__Given instruction__:
Repeat the records below exactly.
- - -
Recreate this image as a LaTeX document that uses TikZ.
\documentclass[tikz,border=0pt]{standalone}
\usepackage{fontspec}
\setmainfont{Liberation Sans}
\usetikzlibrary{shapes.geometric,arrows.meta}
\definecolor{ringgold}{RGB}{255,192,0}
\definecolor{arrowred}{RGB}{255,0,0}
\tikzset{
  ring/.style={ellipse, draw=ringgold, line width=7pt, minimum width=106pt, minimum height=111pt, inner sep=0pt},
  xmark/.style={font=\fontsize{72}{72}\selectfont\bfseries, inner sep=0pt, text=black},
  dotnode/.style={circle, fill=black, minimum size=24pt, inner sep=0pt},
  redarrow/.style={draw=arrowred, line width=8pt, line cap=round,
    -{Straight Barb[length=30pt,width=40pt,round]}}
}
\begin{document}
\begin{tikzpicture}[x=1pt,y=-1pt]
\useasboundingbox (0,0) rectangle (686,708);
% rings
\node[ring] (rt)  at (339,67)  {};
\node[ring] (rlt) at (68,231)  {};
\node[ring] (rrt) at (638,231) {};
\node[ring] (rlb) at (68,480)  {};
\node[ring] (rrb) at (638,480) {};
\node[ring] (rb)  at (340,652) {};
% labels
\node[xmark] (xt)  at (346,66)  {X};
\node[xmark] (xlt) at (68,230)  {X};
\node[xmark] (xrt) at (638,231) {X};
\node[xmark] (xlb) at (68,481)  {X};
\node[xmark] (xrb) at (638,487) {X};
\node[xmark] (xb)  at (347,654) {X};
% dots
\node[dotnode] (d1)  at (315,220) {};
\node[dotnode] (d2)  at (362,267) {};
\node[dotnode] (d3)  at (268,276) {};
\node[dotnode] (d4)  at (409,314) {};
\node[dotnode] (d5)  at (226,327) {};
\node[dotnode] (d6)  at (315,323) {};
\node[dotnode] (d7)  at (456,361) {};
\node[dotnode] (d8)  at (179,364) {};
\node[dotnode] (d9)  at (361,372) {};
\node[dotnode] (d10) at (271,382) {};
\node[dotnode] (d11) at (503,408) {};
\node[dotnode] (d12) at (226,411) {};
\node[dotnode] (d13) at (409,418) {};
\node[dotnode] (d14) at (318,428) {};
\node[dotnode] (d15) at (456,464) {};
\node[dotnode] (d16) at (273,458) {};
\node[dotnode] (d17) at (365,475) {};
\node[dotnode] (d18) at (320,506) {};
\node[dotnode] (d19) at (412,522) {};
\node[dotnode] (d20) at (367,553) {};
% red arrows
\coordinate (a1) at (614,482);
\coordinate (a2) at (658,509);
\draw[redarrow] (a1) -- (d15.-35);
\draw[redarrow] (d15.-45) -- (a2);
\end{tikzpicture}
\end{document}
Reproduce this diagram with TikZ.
- - -
__Response for this exercise__:
Recreate this image as a LaTeX document that uses TikZ.
\documentclass[tikz,border=0pt]{standalone}
\usepackage{fontspec}
\setmainfont{Liberation Sans}
\usetikzlibrary{shapes.geometric,arrows.meta}
\definecolor{ringgold}{RGB}{255,192,0}
\definecolor{arrowred}{RGB}{255,0,0}
\tikzset{
  ring/.style={ellipse, draw=ringgold, line width=7pt, minimum width=106pt, minimum height=111pt, inner sep=0pt},
  xmark/.style={font=\fontsize{72}{72}\selectfont\bfseries, inner sep=0pt, text=black},
  dotnode/.style={circle, fill=black, minimum size=24pt, inner sep=0pt},
  redarrow/.style={draw=arrowred, line width=8pt, line cap=round,
    -{Straight Barb[length=30pt,width=40pt,round]}}
}
\begin{document}
\begin{tikzpicture}[x=1pt,y=-1pt]
\useasboundingbox (0,0) rectangle (686,708);
% rings
\node[ring] (rt)  at (339,67)  {};
\node[ring] (rlt) at (68,231)  {};
\node[ring] (rrt) at (638,231) {};
\node[ring] (rlb) at (68,480)  {};
\node[ring] (rrb) at (638,480) {};
\node[ring] (rb)  at (340,652) {};
% labels
\node[xmark] (xt)  at (346,66)  {X};
\node[xmark] (xlt) at (68,230)  {X};
\node[xmark] (xrt) at (638,231) {X};
\node[xmark] (xlb) at (68,481)  {X};
\node[xmark] (xrb) at (638,487) {X};
\node[xmark] (xb)  at (347,654) {X};
% dots
\node[dotnode] (d1)  at (315,220) {};
\node[dotnode] (d2)  at (362,267) {};
\node[dotnode] (d3)  at (268,276) {};
\node[dotnode] (d4)  at (409,314) {};
\node[dotnode] (d5)  at (226,327) {};
\node[dotnode] (d6)  at (315,323) {};
\node[dotnode] (d7)  at (456,361) {};
\node[dotnode] (d8)  at (179,364) {};
\node[dotnode] (d9)  at (361,372) {};
\node[dotnode] (d10) at (271,382) {};
\node[dotnode] (d11) at (503,408) {};
\node[dotnode] (d12) at (226,411) {};
\node[dotnode] (d13) at (409,418) {};
\node[dotnode] (d14) at (318,428) {};
\node[dotnode] (d15) at (456,464) {};
\node[dotnode] (d16) at (273,458) {};
\node[dotnode] (d17) at (365,475) {};
\node[dotnode] (d18) at (320,506) {};
\node[dotnode] (d19) at (412,522) {};
\node[dotnode] (d20) at (367,553) {};
% red arrows
\coordinate (a1) at (614,482);
\coordinate (a2) at (658,509);
\draw[redarrow] (a1) -- (d15.-35);
\draw[redarrow] (d15.-45) -- (a2);
\end{tikzpicture}
\end{document}
Reproduce this diagram with TikZ.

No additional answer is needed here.